In some cases these decisions are justified, however with intranets often lacking high-level representation and sponsorship, there are cases where these cuts have serious negative impacts on the entire organisation.

So are there ways to position an intranet to avoid damaging cost cuts, and even increase the budget to the area in order to generate savings elsewhere?”

Read more at eGov AU…

Social Computing Is A Systemic Change To Everything A Business Does

This short conversation between a division leader within a Fortune 500 Company and a consultant is a must-read for everyone who’s interested in social networking for the enterprise! Actually, I experienced exactly the same situation not so long ago. The wording was different but the content and the idea were identical.

“… there isn’t one company yet there is one brand. All the companies serve the customer but never in a coordinated fashion rather a splintered effort. The customer doesn’t know who is in charge of what but when dissatisfied with overall service they simply distrust the company while you say it isn’t your fault.”

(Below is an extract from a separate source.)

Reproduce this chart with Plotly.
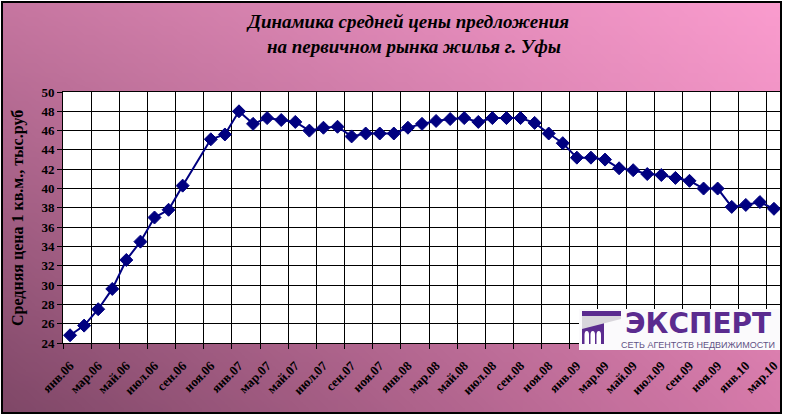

The sum of social networking + social knowledge management + social watch + collaborative innovation is what we, at b-spirit, call social intelligence in the enterprise. It happens inside the company, across business units, divisions and departments, across the orgchart and regardless of the hierarchy; simultaneously it establishes crosslinks outside of the company with customers, prospects, partners, subcontractors, media organisations, even competitors.

Most companies still go for the internal and siloed approach, restricted to one department or unit. They still do not understand (or at least they pretend to) that such closed projects in closed groups are most likely to fail simply because they will be superseded, sooner or later, by larger and more global initiatives. Problem is: the loss of time and efficiency is often proportional to the loss of customers.